Additionally, the milking process is handled with great care. The tidy

milking, bottling and storage facilities are housed in one small building.

From the milking parlor, the milk travels to an adjoining room where it is

quickly cooled in a stainless-steel tank. The milk is bottled manually and

taken to a refrigerated storage room about 20 feet away.

Garthwaite and two employees make sure that milking occurs twice a day,

every day of the year. The daily average yield is only 125 gallons, and that

s fine with Garthwaite. He wants to keep his operation small to maintain his

high standards and traditional approaches.
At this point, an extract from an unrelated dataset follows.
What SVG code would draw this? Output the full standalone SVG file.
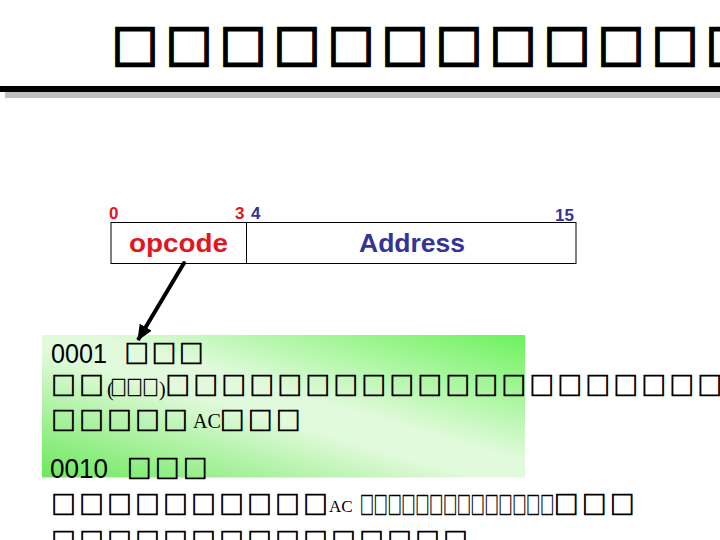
<svg xmlns="http://www.w3.org/2000/svg" width="720" height="540" viewBox="0 0 720 540">
<style>
.tofu{font-family:"Noto Sans CJK SC","DejaVu Sans",sans-serif;font-size:24.5px;letter-spacing:3.5px;fill:#000;stroke:#000;stroke-width:0.8px}
.narrow{font-family:"Noto Sans CJK SC","DejaVu Sans",sans-serif;font-size:20px;fill:#000;stroke:#000;stroke-width:0.6px}
.ser{font-family:"Liberation Serif",serif;fill:#000}
.num{font-family:"Liberation Sans",Arial,sans-serif;font-size:27px;fill:#000}
.bit{font-family:"Liberation Sans",Arial,sans-serif;font-size:17px;font-weight:bold}
.lbl{font-family:"Liberation Sans",Arial,sans-serif;font-size:25px;font-weight:bold}
.red{fill:#e3161e}
.blue{fill:#333399}
</style>
<defs>
<linearGradient id="gr" x1="1" y1="0" x2="0" y2="1">
<stop offset="0" stop-color="#6cf25c"/>
<stop offset="0.45" stop-color="#e2fadc"/>
<stop offset="0.55" stop-color="#e2fadc"/>
<stop offset="1" stop-color="#6ce85c"/>
</linearGradient>
<marker id="ah" viewBox="0 0 16 14" refX="15" refY="7" markerWidth="16" markerHeight="14" orient="auto" markerUnits="userSpaceOnUse">
<path d="M0,0 L16,7 L0,14 z" fill="#000"/>
</marker>
</defs>
<rect width="720" height="540" fill="#fff"/>
<g id="title">
<rect x="5" y="92" width="715" height="6" fill="#c0c0c0"/>
<rect x="0" y="86" width="720" height="6" fill="#000"/>
<text class="tofu" x="112" y="63.5" style="font-size:46px;letter-spacing:8px;stroke-width:3px">□□□□□□□□□□□□</text>
</g>
<g id="format">
<rect x="111" y="222.5" width="465" height="41" fill="#fff" stroke="#000" stroke-width="1"/>
<line x1="246.5" y1="222.5" x2="246.5" y2="263.5" stroke="#000" stroke-width="1"/>
<text class="bit red" x="109" y="219">0</text>
<text class="bit red" x="235" y="219">3</text>
<text class="bit blue" x="251" y="219">4</text>
<text class="bit blue" x="555" y="221">15</text>
<text class="lbl red" x="129" y="252" textLength="99" lengthAdjust="spacingAndGlyphs">opcode</text>
<text class="lbl blue" x="359" y="252" textLength="106" lengthAdjust="spacingAndGlyphs">Address</text>
</g>
<g id="desc">
<rect x="42" y="335" width="483" height="142.5" fill="url(#gr)"/>
<text class="num" x="51" y="363" textLength="56" lengthAdjust="spacingAndGlyphs">0001</text>
<text class="tofu" x="124.5" y="362.5" style="letter-spacing:2.8px">□□□</text>
<text class="tofu" x="51.3" y="394.5">□□</text>
<text class="ser" x="107" y="396" style="font-size:20px">(</text>
<text class="narrow" x="110.5" y="394.5" textLength="48" lengthAdjust="spacingAndGlyphs" style="font-size:21px">□□□</text>
<text class="ser" x="159" y="396" style="font-size:20px">)</text>
<text class="tofu" x="165.5" y="394.5">□□□□□□□□□□□□□□□□□□□□</text>
<text class="tofu" x="51.3" y="429.5">□□□□□</text>
<text class="ser" x="193" y="428" style="font-size:20px">AC</text>
<text class="tofu" x="220" y="429.5">□□□</text>
<text class="num" x="50" y="478" textLength="58" lengthAdjust="spacingAndGlyphs">0010</text>
<text class="tofu" x="127" y="477.5">□□□</text>
<text class="tofu" x="51.3" y="513.5">□□□□□□□□□□</text>
<text class="ser" x="329" y="512" style="font-size:17px">AC</text>
<text class="narrow" x="360" y="514" textLength="194" lengthAdjust="spacingAndGlyphs" style="font-size:24px">□□□□□□□□□□□□□□</text>
<text class="tofu" x="554" y="513.5">□□□</text>
<text class="tofu" x="51.3" y="550.5">□□□□□□□□□□□□□□□</text>
</g>
<g id="connectors">
<circle cx="184" cy="263" r="2" fill="#000"/>
<line x1="184" y1="263" x2="138" y2="340" stroke="#000" stroke-width="4" marker-end="url(#ah)"/>
</g>
</svg>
Plans for expansion include

growing the milking herd to 50 cows (the optimal size for a small,

old-fashioned dairy) and starting a similar size herd for cheese making.

Once or twice a week, Garthwaite's two independent distributors pick up milk

to deliver to markets in the greater Bay Area and in Los Angeles and Orange

counties. Because raw milk is not pasteurized, it has a very limited shelf

life and must be quickly taken to market. Cooling the milk as fast as

possible, storing it cool and transporting it cool are keys to ensuring its

freshness and integrity.

Garthwaite's commitment to producing delicious, unadulterated milk is

apparent in every bottle. And he plans to keep it that way.